A few European countries - particularly Germany and Switzerland - are furthest along in trying to model the risks they face from failed harvests elsewhere or collapsing supply chains, said Klein, a top climate adaptation policy expert.

For instance, a report by the German Environment Agency released last year found that, because of trade ties, climate risks outside Europe posed a likely bigger threat to Germany's economy than more local risks.

Those threats include everything from failing coffee harvests in Brazil drying up one of Germany's major sources of beans to economic downturns in South Asia, driven by climate extremes, slashing demand for German imports.

"Adaptation is a global challenge because we're all connected," Klein said. "What happens in one part of the world has an effect on others in very different parts."

The problem in most places, though, he said, is that "managing transboundary climate risks is currently no one's job".

Thousands of scientists warned Friday that a changing climate, including more severe floods and droughts, could depress growth in global food production by up to 30% by 2050.

Rising seas and greater storm surges also could destroy urban economies and force hundreds of millions of coastal dwellers from their homes, they noted.

But, investing more in solutions from early-warning weather systems to climate-resilient roads and buildings, climate-smart crops and harvesting, and harvesting more rainwater could produce a payoff four times the cost, the Netherlands-based Global Center on Adaptation said in a 2019 report.

'Risk Exporters'

Klein said the threats facing most countries range from impacts on transboundary water systems like rivers - a drought in one upstream nation leads to less water flowing downstream - to trade disruption, especially involving food supplies.

Rice-producing and storm-vulnerable Southeast Asian countries such as Vietnam, Thailand, Cambodia and Indonesia, for instance, are potential "risk exporters" to countries like Singapore that depend heavily on their harvests, Klein said.

But economic threats can also come from things like drying up of remittances as family members working abroad lose their jobs when drought or storms slam their host countries, or loss of insurance coverage as rising risks send premiums soaring.

Climate-driven disasters can also spur cross-border migration as families seek safety or jobs - or dry up tourism, as repeatedly storm-slammed Caribbean nations have discovered.

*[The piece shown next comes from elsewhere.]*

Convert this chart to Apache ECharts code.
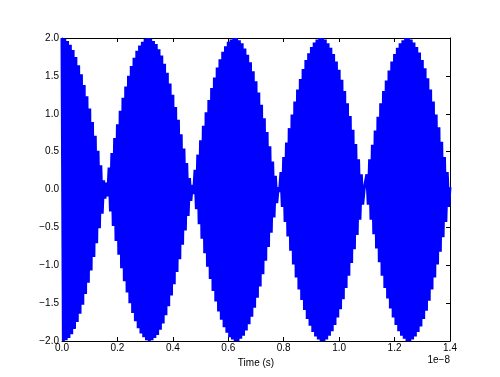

"If we plan adaptation only at the national level, I don't think we can be certain we are building resilience," Klein noted.

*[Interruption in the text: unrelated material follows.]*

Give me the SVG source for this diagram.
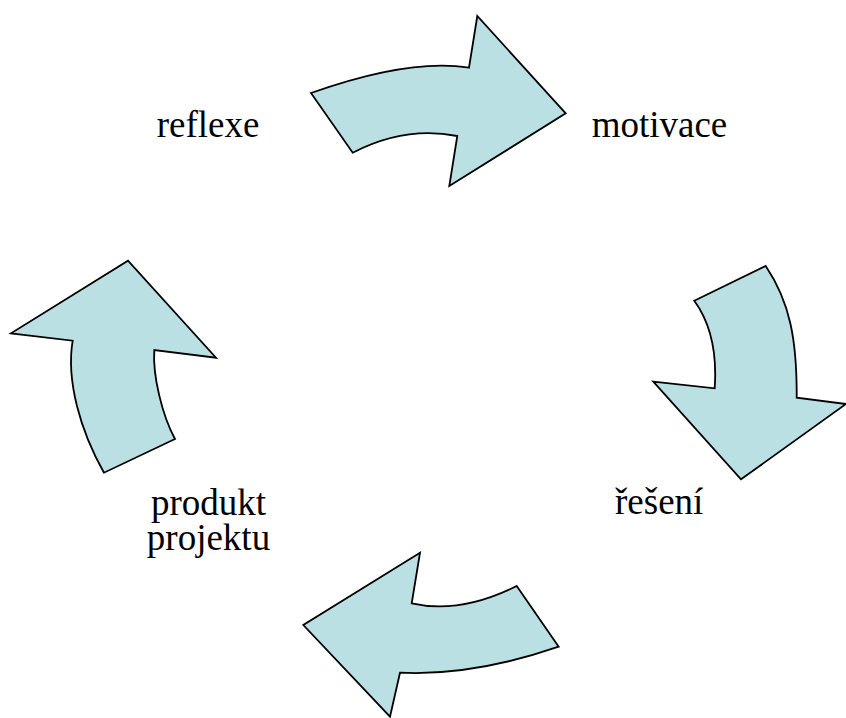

The good news is that better preparing for and managing climate risks in one country could provide benefits in others - one strong argument for more global spending to help the most climate-vulnerable countries adapt to risks.

Currently only about 5% of all climate finance goes to efforts to adapt to more extreme weather and rising seas - a figure climate adaptation backers say should rise to 50%.

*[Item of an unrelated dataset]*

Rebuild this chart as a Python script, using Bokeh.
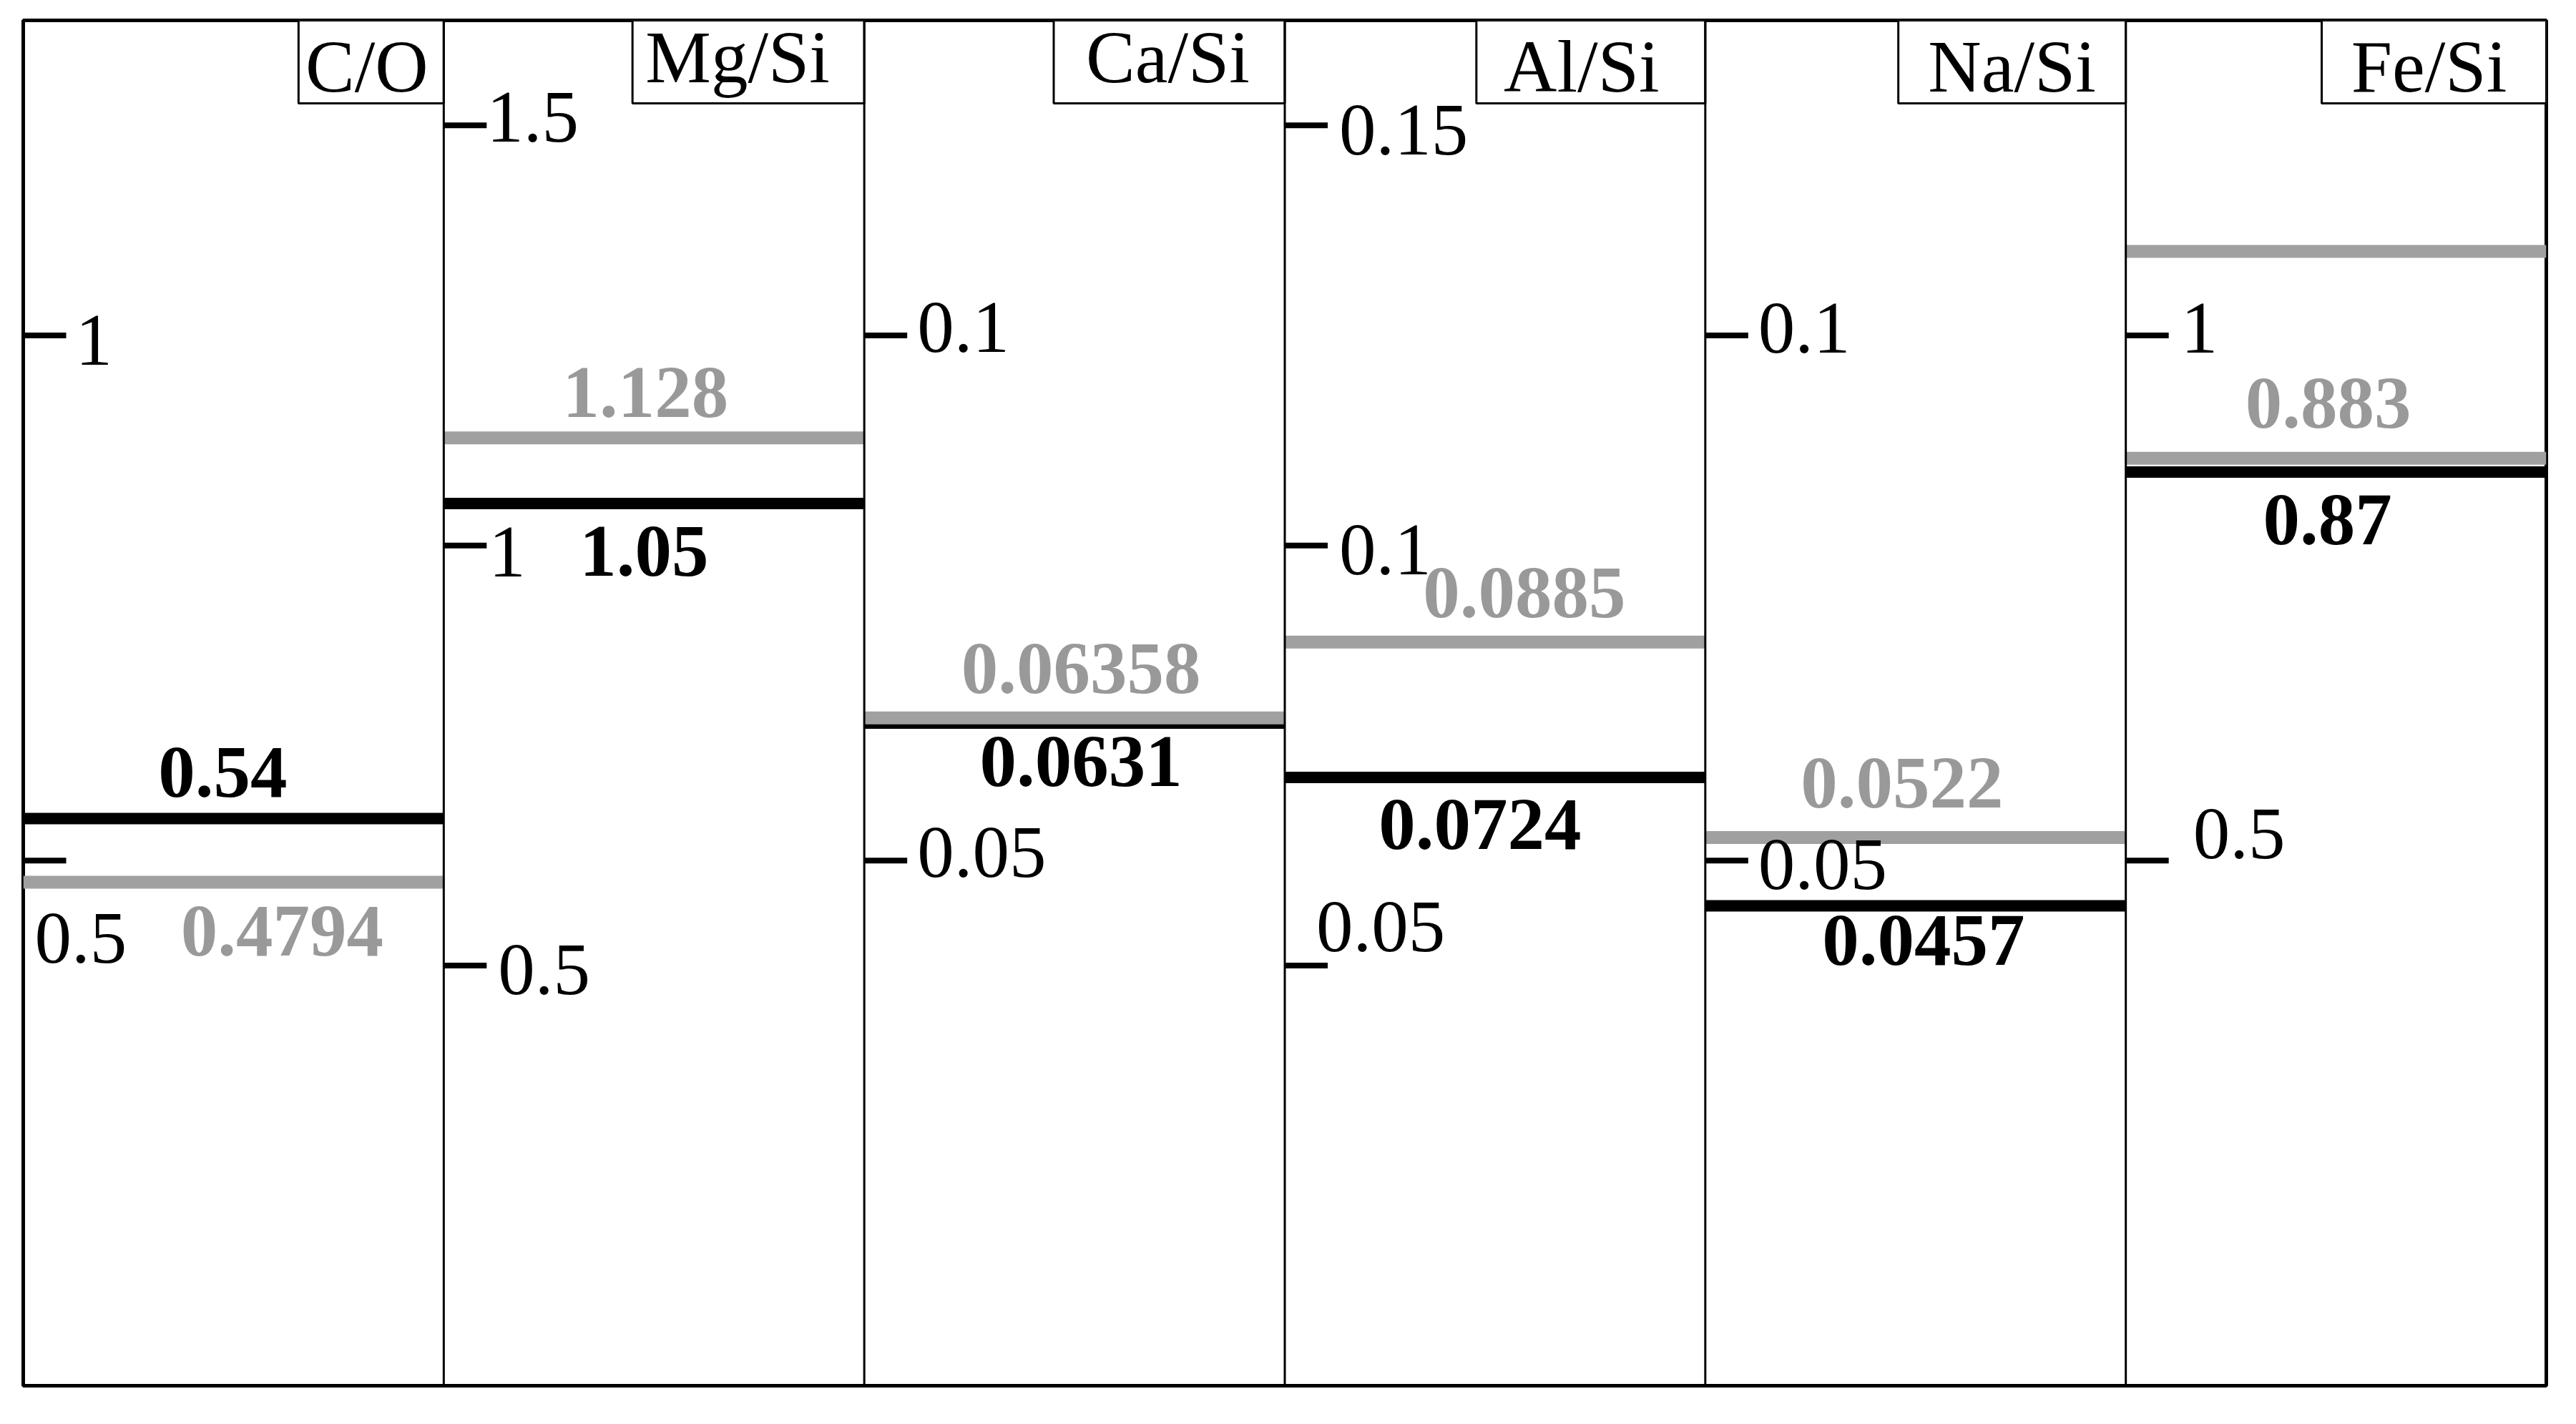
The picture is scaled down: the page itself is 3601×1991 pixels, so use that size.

Climate adaptation has long been seen as local work that communities carry out in their own self-interest, to help them deal with worsening impacts of planetary warming, said Saleemul Huq, director of the International Centre for Climate Change and Development in Dhaka.

But "local is not local anymore. Local is global," he said during a Gobeshona panel. "Everyone is linked up in some way."

Because of that reality - that climate disasters often have impacts far from where they occur - "adaptation globally can be seen as a public good we all benefit from", Klein said.